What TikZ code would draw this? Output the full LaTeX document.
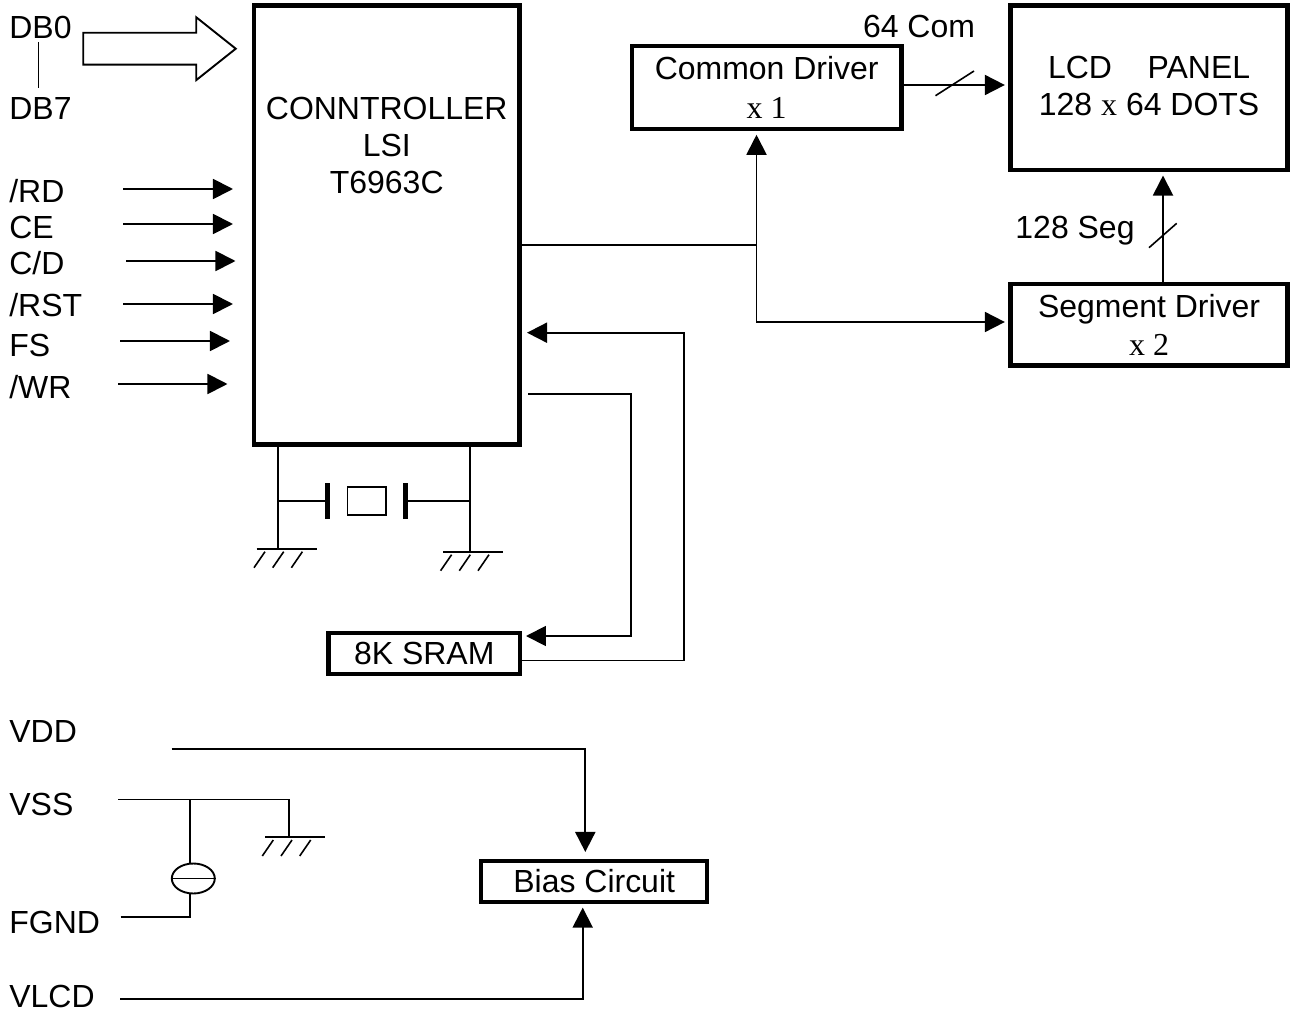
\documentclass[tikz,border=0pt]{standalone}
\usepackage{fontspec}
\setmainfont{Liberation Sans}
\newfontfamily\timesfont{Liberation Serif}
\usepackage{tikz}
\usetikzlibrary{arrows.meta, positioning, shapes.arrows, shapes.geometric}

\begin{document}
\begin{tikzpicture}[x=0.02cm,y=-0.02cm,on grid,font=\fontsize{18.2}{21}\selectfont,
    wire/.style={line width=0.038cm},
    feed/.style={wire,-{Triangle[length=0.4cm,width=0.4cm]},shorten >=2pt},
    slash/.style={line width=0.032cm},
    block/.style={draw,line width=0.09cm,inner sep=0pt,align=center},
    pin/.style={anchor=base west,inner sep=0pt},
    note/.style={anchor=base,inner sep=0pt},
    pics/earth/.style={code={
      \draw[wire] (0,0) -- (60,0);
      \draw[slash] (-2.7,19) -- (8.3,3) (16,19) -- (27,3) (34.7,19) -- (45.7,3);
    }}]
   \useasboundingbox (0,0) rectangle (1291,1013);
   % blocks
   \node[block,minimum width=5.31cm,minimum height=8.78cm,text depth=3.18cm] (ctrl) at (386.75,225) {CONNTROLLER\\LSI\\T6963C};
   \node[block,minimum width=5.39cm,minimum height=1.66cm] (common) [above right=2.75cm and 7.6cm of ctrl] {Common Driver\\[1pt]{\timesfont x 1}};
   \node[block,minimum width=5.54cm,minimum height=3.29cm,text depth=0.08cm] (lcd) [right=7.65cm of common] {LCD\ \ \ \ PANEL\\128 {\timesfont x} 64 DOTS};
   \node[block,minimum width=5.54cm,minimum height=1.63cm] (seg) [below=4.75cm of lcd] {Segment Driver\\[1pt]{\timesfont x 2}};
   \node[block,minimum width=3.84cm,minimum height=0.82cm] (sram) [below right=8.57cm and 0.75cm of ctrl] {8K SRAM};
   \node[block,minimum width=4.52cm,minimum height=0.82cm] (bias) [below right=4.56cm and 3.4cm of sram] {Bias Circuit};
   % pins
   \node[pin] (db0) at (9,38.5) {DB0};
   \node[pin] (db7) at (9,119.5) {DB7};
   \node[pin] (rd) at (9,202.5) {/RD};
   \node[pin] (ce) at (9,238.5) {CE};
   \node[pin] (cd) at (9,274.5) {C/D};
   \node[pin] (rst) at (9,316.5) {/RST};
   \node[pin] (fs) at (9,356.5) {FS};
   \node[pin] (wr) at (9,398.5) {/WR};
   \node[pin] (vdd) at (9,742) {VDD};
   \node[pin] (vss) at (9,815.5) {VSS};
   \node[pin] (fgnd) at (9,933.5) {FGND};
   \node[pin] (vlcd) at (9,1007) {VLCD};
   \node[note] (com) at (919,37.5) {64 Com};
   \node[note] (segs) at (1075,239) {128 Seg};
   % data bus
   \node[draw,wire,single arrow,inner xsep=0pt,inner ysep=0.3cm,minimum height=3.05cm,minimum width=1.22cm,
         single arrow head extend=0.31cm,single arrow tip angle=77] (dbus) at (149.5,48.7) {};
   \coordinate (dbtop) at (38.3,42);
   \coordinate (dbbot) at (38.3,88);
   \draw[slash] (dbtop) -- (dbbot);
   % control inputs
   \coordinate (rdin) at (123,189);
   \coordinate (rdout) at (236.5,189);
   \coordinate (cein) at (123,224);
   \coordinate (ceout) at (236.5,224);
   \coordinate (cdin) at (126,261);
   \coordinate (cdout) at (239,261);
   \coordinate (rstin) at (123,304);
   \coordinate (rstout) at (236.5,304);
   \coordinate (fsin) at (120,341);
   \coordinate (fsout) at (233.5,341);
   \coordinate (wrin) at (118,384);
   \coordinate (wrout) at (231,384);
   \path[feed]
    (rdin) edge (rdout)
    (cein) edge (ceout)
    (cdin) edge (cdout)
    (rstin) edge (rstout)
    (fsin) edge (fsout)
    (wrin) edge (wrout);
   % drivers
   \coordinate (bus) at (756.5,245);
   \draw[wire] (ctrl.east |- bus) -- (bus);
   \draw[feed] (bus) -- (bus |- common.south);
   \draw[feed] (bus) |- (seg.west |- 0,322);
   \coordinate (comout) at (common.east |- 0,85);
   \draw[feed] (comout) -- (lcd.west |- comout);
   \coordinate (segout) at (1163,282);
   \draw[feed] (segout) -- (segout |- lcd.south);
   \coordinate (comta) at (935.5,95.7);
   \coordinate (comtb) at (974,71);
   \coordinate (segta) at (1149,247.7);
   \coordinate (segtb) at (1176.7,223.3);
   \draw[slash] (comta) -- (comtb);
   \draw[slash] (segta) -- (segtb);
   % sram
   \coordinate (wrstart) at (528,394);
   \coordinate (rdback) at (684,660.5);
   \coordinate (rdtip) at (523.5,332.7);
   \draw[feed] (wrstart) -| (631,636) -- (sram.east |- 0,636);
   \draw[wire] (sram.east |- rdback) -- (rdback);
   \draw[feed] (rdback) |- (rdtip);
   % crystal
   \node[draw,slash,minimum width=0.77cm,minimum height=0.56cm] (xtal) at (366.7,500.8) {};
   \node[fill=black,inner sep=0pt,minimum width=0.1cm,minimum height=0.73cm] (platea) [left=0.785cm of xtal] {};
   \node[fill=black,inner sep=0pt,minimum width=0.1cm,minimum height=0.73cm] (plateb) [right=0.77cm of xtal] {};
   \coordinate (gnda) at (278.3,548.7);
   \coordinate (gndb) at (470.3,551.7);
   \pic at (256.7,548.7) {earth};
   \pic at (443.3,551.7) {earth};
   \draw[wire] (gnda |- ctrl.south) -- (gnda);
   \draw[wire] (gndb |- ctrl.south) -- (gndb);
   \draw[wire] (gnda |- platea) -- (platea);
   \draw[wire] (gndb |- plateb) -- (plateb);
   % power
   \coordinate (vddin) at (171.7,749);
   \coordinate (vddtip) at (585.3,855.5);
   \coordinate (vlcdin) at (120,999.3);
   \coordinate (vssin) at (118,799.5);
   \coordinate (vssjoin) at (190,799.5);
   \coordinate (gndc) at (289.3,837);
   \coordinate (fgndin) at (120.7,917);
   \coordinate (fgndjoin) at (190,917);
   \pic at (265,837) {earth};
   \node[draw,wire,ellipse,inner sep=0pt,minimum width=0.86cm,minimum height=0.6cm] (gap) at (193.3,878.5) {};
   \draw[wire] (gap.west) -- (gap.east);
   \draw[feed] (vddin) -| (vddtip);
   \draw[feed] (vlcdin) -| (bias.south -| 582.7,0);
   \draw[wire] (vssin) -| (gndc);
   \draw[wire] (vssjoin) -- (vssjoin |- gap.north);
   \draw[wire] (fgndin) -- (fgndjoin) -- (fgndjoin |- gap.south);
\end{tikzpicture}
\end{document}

· · · · ·

__Goal__
Exactly as written, return every line of the listing, but not the pictures.

__Problem solution__
What TikZ code would draw this? Output the full LaTeX document.
\documentclass[tikz,border=0pt]{standalone}
\usepackage{fontspec}
\setmainfont{Liberation Sans}
\newfontfamily\timesfont{Liberation Serif}
\usepackage{tikz}
\usetikzlibrary{arrows.meta, positioning, shapes.arrows, shapes.geometric}

\begin{document}
\begin{tikzpicture}[x=0.02cm,y=-0.02cm,on grid,font=\fontsize{18.2}{21}\selectfont,
    wire/.style={line width=0.038cm},
    feed/.style={wire,-{Triangle[length=0.4cm,width=0.4cm]},shorten >=2pt},
    slash/.style={line width=0.032cm},
    block/.style={draw,line width=0.09cm,inner sep=0pt,align=center},
    pin/.style={anchor=base west,inner sep=0pt},
    note/.style={anchor=base,inner sep=0pt},
    pics/earth/.style={code={
      \draw[wire] (0,0) -- (60,0);
      \draw[slash] (-2.7,19) -- (8.3,3) (16,19) -- (27,3) (34.7,19) -- (45.7,3);
    }}]
   \useasboundingbox (0,0) rectangle (1291,1013);
   % blocks
   \node[block,minimum width=5.31cm,minimum height=8.78cm,text depth=3.18cm] (ctrl) at (386.75,225) {CONNTROLLER\\LSI\\T6963C};
   \node[block,minimum width=5.39cm,minimum height=1.66cm] (common) [above right=2.75cm and 7.6cm of ctrl] {Common Driver\\[1pt]{\timesfont x 1}};
   \node[block,minimum width=5.54cm,minimum height=3.29cm,text depth=0.08cm] (lcd) [right=7.65cm of common] {LCD\ \ \ \ PANEL\\128 {\timesfont x} 64 DOTS};
   \node[block,minimum width=5.54cm,minimum height=1.63cm] (seg) [below=4.75cm of lcd] {Segment Driver\\[1pt]{\timesfont x 2}};
   \node[block,minimum width=3.84cm,minimum height=0.82cm] (sram) [below right=8.57cm and 0.75cm of ctrl] {8K SRAM};
   \node[block,minimum width=4.52cm,minimum height=0.82cm] (bias) [below right=4.56cm and 3.4cm of sram] {Bias Circuit};
   % pins
   \node[pin] (db0) at (9,38.5) {DB0};
   \node[pin] (db7) at (9,119.5) {DB7};
   \node[pin] (rd) at (9,202.5) {/RD};
   \node[pin] (ce) at (9,238.5) {CE};
   \node[pin] (cd) at (9,274.5) {C/D};
   \node[pin] (rst) at (9,316.5) {/RST};
   \node[pin] (fs) at (9,356.5) {FS};
   \node[pin] (wr) at (9,398.5) {/WR};
   \node[pin] (vdd) at (9,742) {VDD};
   \node[pin] (vss) at (9,815.5) {VSS};
   \node[pin] (fgnd) at (9,933.5) {FGND};
   \node[pin] (vlcd) at (9,1007) {VLCD};
   \node[note] (com) at (919,37.5) {64 Com};
   \node[note] (segs) at (1075,239) {128 Seg};
   % data bus
   \node[draw,wire,single arrow,inner xsep=0pt,inner ysep=0.3cm,minimum height=3.05cm,minimum width=1.22cm,
         single arrow head extend=0.31cm,single arrow tip angle=77] (dbus) at (149.5,48.7) {};
   \coordinate (dbtop) at (38.3,42);
   \coordinate (dbbot) at (38.3,88);
   \draw[slash] (dbtop) -- (dbbot);
   % control inputs
   \coordinate (rdin) at (123,189);
   \coordinate (rdout) at (236.5,189);
   \coordinate (cein) at (123,224);
   \coordinate (ceout) at (236.5,224);
   \coordinate (cdin) at (126,261);
   \coordinate (cdout) at (239,261);
   \coordinate (rstin) at (123,304);
   \coordinate (rstout) at (236.5,304);
   \coordinate (fsin) at (120,341);
   \coordinate (fsout) at (233.5,341);
   \coordinate (wrin) at (118,384);
   \coordinate (wrout) at (231,384);
   \path[feed]
    (rdin) edge (rdout)
    (cein) edge (ceout)
    (cdin) edge (cdout)
    (rstin) edge (rstout)
    (fsin) edge (fsout)
    (wrin) edge (wrout);
   % drivers
   \coordinate (bus) at (756.5,245);
   \draw[wire] (ctrl.east |- bus) -- (bus);
   \draw[feed] (bus) -- (bus |- common.south);
   \draw[feed] (bus) |- (seg.west |- 0,322);
   \coordinate (comout) at (common.east |- 0,85);
   \draw[feed] (comout) -- (lcd.west |- comout);
   \coordinate (segout) at (1163,282);
   \draw[feed] (segout) -- (segout |- lcd.south);
   \coordinate (comta) at (935.5,95.7);
   \coordinate (comtb) at (974,71);
   \coordinate (segta) at (1149,247.7);
   \coordinate (segtb) at (1176.7,223.3);
   \draw[slash] (comta) -- (comtb);
   \draw[slash] (segta) -- (segtb);
   % sram
   \coordinate (wrstart) at (528,394);
   \coordinate (rdback) at (684,660.5);
   \coordinate (rdtip) at (523.5,332.7);
   \draw[feed] (wrstart) -| (631,636) -- (sram.east |- 0,636);
   \draw[wire] (sram.east |- rdback) -- (rdback);
   \draw[feed] (rdback) |- (rdtip);
   % crystal
   \node[draw,slash,minimum width=0.77cm,minimum height=0.56cm] (xtal) at (366.7,500.8) {};
   \node[fill=black,inner sep=0pt,minimum width=0.1cm,minimum height=0.73cm] (platea) [left=0.785cm of xtal] {};
   \node[fill=black,inner sep=0pt,minimum width=0.1cm,minimum height=0.73cm] (plateb) [right=0.77cm of xtal] {};
   \coordinate (gnda) at (278.3,548.7);
   \coordinate (gndb) at (470.3,551.7);
   \pic at (256.7,548.7) {earth};
   \pic at (443.3,551.7) {earth};
   \draw[wire] (gnda |- ctrl.south) -- (gnda);
   \draw[wire] (gndb |- ctrl.south) -- (gndb);
   \draw[wire] (gnda |- platea) -- (platea);
   \draw[wire] (gndb |- plateb) -- (plateb);
   % power
   \coordinate (vddin) at (171.7,749);
   \coordinate (vddtip) at (585.3,855.5);
   \coordinate (vlcdin) at (120,999.3);
   \coordinate (vssin) at (118,799.5);
   \coordinate (vssjoin) at (190,799.5);
   \coordinate (gndc) at (289.3,837);
   \coordinate (fgndin) at (120.7,917);
   \coordinate (fgndjoin) at (190,917);
   \pic at (265,837) {earth};
   \node[draw,wire,ellipse,inner sep=0pt,minimum width=0.86cm,minimum height=0.6cm] (gap) at (193.3,878.5) {};
   \draw[wire] (gap.west) -- (gap.east);
   \draw[feed] (vddin) -| (vddtip);
   \draw[feed] (vlcdin) -| (bias.south -| 582.7,0);
   \draw[wire] (vssin) -| (gndc);
   \draw[wire] (vssjoin) -- (vssjoin |- gap.north);
   \draw[wire] (fgndin) -- (fgndjoin) -- (fgndjoin |- gap.south);
\end{tikzpicture}
\end{document}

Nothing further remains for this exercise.